Any 'Mount Of World...

By William Gibson


Artistic collaboration is a profoundly strange business. Do it right up to the hilt, as it were, and you and your partner will generate a third party, some thoroughly Other, and often one capable of things neither you nor the very reasonable gentleman seated opposite would even begin to consider. "Who," asks one of those disembodied voices in Mr. Burroughs' multi-level scrapbooks, "is the Third who walks beside us?" My theory, such as it is, about Walter Becker and Donald Fagen, is that their Third, their Other, Mistah Steely Dan hisself, proved so problematic an entity for the both of them, so seductive and determined a swirl of extoplasm, that they opted to stay the hell away from him for twenty years.

He continues on, of course, in the atemporal reaches of electronic popular culture, and I have often raised an eyebrow at hearing him sing, as I push a cart down some Safeway aisle, of the spiritual complexities induced by the admixture of Cuervo Gold, cocaine, and nineteen-year-old girls (in the hands of a man of shall we say a certain age). At which point I look around Frozen Foods and wonder: "Is anyone else hearing this?" Do the people who program these supermarket background tapes have any idea what this song is actually about? On this basis alone I have always maintained that Steely Dan's music was, has been and remains among the most genuinely subversive ouevres in late 20th-century pop.
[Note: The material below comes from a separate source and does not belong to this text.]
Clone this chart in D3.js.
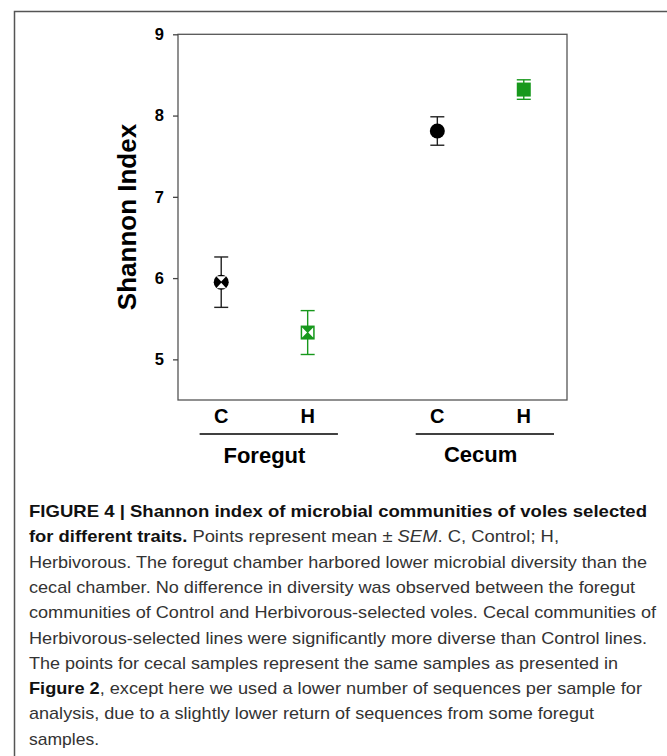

There's a story about some hapless mook, down under the stadium there in Chicago where they did the hands-on prep for the first atomic bomb, who finds himself in the deeply unenviable position of having to shove two halves of some grapefruit-sized mass of critically radioactive material together. It ends, as they say, in tears, and that is what I've always imagined happened to Becker and Fagen; why they opted offshore and waited a couple of decades for the geiger counters to stop clicking. Buried the two halves of that graphite core under their respective beds, maybe never to be reassembled.

Now whatever Mistah Dan might be, and I myself am inclined to think of him as a literary, or perhaps paraliterary, as much as a purely musical figure, Becker and Fagen are musos of the first water. Hence their respective solo output in the absence of Steely Dan. Which I've enjoyed, but in rather an oblique way, never quite able to stop glancing over my shoulder else that Third might loom suddenly into view, which he never did.
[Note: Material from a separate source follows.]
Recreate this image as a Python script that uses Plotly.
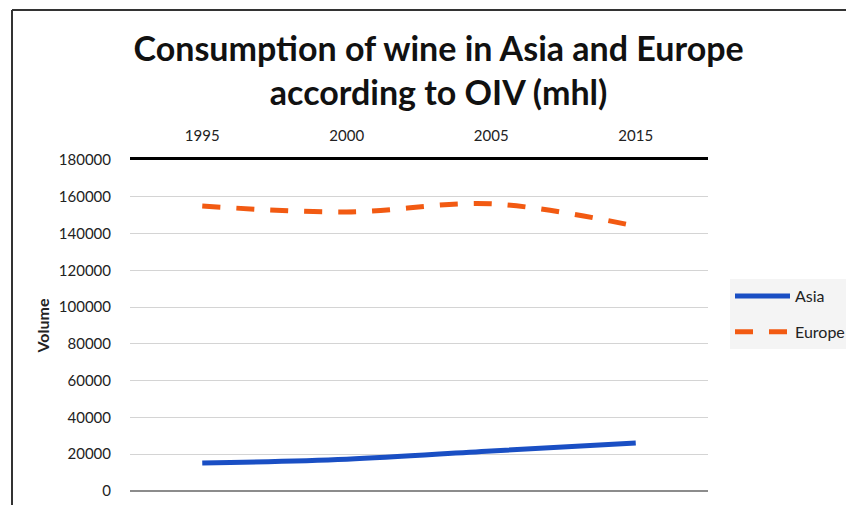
import plotly.graph_objects as go

years = ["1995", "2000", "2005", "2015"]
asia = [15200, 17300, 21800, 26100]
europe = [155000, 151700, 156200, 144000]
y_ticks = [0, 20000, 40000, 60000, 80000, 100000, 120000, 140000, 160000, 180000]

# page body adds 8px, so the figure is drawn 8px smaller
W, H = 846, 497
ml, mr, mt, mb = 122, 146, 152, 14

fig = go.Figure()
fig.add_trace(go.Scatter(x=years, y=asia, name="Asia", mode="lines", legendgroup="a",
                         line=dict(color="#1a4fc4", width=5, shape="spline")))
fig.add_trace(go.Scatter(x=years, y=europe, name="Europe", mode="lines", legendgroup="e",
                         line=dict(color="#f25a12", width=5, shape="spline", dash="18px,16px")))

# frame of the screenshot (left and top border)
pw, ph = W - ml - mr, H - mt - mb
def px(x): return (x - ml) / pw
def py(y): return (H - mb - y) / ph
fig.add_shape(type="line", xref="paper", yref="paper", x0=px(4), x1=px(4), y0=py(2), y1=py(H + 5),
              line=dict(color="#333333", width=2))
fig.add_shape(type="line", xref="paper", yref="paper", x0=px(4), x1=px(W + 5), y0=py(2), y1=py(2),
              line=dict(color="#333333", width=2))

fig.update_layout(
    width=W, height=H,
    margin=dict(l=ml, r=mr, t=mt, b=mb, autoexpand=False),
    paper_bgcolor="white", plot_bgcolor="white",
    font=dict(family="Lato", size=15, color="#222222"),
    title=dict(text="<b>Consumption of wine in Asia and Europe<br>according to OIV (mhl)</b>",
               x=0.509, xanchor="center", y=1 - 53 / H, yanchor="middle",
               font=dict(family="Lato", size=34, color="#111111")),
    xaxis=dict(type="category", side="top", range=[-0.5, 3.5], showgrid=False, automargin=False,
               showline=True, linecolor="black", linewidth=3, ticks="", ticklabelstandoff=10,
               tickfont=dict(size=15)),
    yaxis=dict(range=[0, 180000], tickvals=y_ticks, showgrid=True, gridcolor="#d4d4d4", gridwidth=1,
               zeroline=True, zerolinecolor="#8c8c8c", zerolinewidth=1.5, automargin=False,
               showline=False, ticks="", tickformat="d", ticklabelstandoff=18,
               title=dict(text="<b>Volume</b>", standoff=5, font=dict(size=16)),
               tickfont=dict(size=15)),
    legend=dict(x=px(722), xanchor="left", y=py(271), yanchor="top",
                bgcolor="#f4f4f4", itemwidth=55, tracegroupgap=12,
                font=dict(size=16), itemsizing="constant"),
)

fig.write_html("out.html")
Now comes, as surely every Dan fan knows, TWO AGAINST NATURE. The immediate and embarrassingly looming question being: is He back? Have they resurrected His Bad Self?

Yes.

They have. The Stranger has signed in, his toe-cleavage ostrich loafers flaking red Maui clay on the studio broadloom.
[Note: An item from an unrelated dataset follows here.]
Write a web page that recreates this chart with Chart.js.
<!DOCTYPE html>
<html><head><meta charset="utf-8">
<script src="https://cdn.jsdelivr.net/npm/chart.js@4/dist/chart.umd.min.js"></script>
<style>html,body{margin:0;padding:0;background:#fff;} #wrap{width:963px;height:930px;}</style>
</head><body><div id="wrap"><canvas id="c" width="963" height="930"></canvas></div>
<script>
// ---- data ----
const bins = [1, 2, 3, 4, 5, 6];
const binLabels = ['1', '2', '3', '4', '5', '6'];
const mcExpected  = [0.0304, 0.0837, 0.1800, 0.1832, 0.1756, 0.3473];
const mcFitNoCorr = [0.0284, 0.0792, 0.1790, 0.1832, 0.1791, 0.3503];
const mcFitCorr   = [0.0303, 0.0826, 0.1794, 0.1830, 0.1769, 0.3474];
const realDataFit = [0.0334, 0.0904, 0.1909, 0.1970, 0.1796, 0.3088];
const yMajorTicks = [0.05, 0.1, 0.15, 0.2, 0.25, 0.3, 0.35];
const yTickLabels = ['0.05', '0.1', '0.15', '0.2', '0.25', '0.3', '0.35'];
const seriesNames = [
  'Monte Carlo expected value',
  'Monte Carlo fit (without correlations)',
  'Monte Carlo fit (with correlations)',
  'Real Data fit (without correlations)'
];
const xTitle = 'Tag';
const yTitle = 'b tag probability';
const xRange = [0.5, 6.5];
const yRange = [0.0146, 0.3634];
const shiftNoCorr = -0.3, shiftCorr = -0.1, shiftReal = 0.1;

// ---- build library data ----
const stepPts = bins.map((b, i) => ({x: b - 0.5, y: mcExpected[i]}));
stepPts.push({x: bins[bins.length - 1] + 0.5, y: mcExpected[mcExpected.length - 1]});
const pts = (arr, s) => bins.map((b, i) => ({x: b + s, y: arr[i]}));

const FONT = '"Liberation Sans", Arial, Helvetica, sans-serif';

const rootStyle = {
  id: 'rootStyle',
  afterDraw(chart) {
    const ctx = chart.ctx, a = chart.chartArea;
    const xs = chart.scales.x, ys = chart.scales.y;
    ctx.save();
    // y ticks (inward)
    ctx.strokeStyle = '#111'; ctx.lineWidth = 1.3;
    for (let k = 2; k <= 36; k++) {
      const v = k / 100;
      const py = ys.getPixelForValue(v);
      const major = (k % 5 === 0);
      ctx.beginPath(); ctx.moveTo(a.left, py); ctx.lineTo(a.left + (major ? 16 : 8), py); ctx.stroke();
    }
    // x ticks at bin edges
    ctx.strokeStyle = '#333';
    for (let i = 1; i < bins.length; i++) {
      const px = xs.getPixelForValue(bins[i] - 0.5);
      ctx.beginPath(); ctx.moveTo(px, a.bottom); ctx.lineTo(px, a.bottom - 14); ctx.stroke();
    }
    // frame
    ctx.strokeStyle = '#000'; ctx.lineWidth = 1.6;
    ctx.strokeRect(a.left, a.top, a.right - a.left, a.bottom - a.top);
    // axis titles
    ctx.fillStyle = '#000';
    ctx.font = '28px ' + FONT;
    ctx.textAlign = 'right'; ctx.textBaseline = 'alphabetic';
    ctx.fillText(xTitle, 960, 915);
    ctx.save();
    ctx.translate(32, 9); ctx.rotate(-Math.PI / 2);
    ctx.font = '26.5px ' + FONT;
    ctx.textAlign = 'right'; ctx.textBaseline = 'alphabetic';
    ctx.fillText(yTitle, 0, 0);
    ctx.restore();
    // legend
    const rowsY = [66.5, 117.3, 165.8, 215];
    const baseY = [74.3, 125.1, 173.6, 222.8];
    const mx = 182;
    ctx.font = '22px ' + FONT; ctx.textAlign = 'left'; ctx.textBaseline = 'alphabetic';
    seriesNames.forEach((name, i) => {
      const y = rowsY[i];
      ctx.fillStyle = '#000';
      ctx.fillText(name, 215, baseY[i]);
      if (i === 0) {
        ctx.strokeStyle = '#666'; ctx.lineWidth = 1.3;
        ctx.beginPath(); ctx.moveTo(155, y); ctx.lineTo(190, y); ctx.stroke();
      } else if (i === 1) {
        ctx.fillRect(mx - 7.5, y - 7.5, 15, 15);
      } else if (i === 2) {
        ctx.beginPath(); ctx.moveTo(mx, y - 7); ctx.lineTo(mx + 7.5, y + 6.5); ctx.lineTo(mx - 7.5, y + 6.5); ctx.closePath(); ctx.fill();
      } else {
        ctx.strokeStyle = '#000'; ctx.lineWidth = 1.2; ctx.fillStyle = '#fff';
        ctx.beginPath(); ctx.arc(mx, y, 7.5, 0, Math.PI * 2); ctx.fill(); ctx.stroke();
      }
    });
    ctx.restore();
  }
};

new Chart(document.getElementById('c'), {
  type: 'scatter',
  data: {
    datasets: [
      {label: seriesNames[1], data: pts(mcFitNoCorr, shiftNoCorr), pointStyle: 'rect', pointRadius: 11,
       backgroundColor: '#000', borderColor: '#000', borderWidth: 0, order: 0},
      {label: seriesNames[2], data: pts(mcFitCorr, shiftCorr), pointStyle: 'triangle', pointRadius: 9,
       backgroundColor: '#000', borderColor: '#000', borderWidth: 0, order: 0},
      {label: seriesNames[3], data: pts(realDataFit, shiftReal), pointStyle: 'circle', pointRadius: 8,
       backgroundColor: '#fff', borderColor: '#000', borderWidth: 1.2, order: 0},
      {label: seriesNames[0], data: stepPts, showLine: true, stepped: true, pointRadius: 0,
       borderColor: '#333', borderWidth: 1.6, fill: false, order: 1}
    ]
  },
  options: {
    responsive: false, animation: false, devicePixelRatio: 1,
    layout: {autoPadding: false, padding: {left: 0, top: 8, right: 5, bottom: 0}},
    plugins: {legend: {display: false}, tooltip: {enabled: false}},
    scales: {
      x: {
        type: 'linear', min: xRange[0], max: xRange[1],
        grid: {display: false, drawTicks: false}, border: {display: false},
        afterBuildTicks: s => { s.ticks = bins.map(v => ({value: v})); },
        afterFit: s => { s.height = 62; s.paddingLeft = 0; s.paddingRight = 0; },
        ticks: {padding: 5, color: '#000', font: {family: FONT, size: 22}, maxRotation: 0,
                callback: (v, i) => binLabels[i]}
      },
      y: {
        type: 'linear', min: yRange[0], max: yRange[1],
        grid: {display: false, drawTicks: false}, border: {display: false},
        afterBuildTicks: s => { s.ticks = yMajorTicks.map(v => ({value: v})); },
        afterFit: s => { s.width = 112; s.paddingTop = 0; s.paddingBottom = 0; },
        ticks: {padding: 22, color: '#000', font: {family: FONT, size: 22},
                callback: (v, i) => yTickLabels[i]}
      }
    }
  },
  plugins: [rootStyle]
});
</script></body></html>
TWO AGAINST NATURE is actually a rather eerie experience in that regard, like being present for the arrival of a time-machine. But not one from any particular past, or future; this music manages (as it always has) to transcend the duller registers of the cultural calendar. It's as though it was composed in the time-machine, in its own little pocket of temporality. I suspect that this is somehow the result of an encyclopedic sense of American music, an effortlessly graceful facility at collage, and that patented Steely Dan studio wax, as though one were listening down through a hundred coats of hand-rubbed sonic carnauba, each glossy layer somehow highlighting a different aspect of the composition. But best ignore that, as I am anything but a musician. Suffice it to say: it sure sounds like Steely Dan to me, and the more so the longer I listen to it.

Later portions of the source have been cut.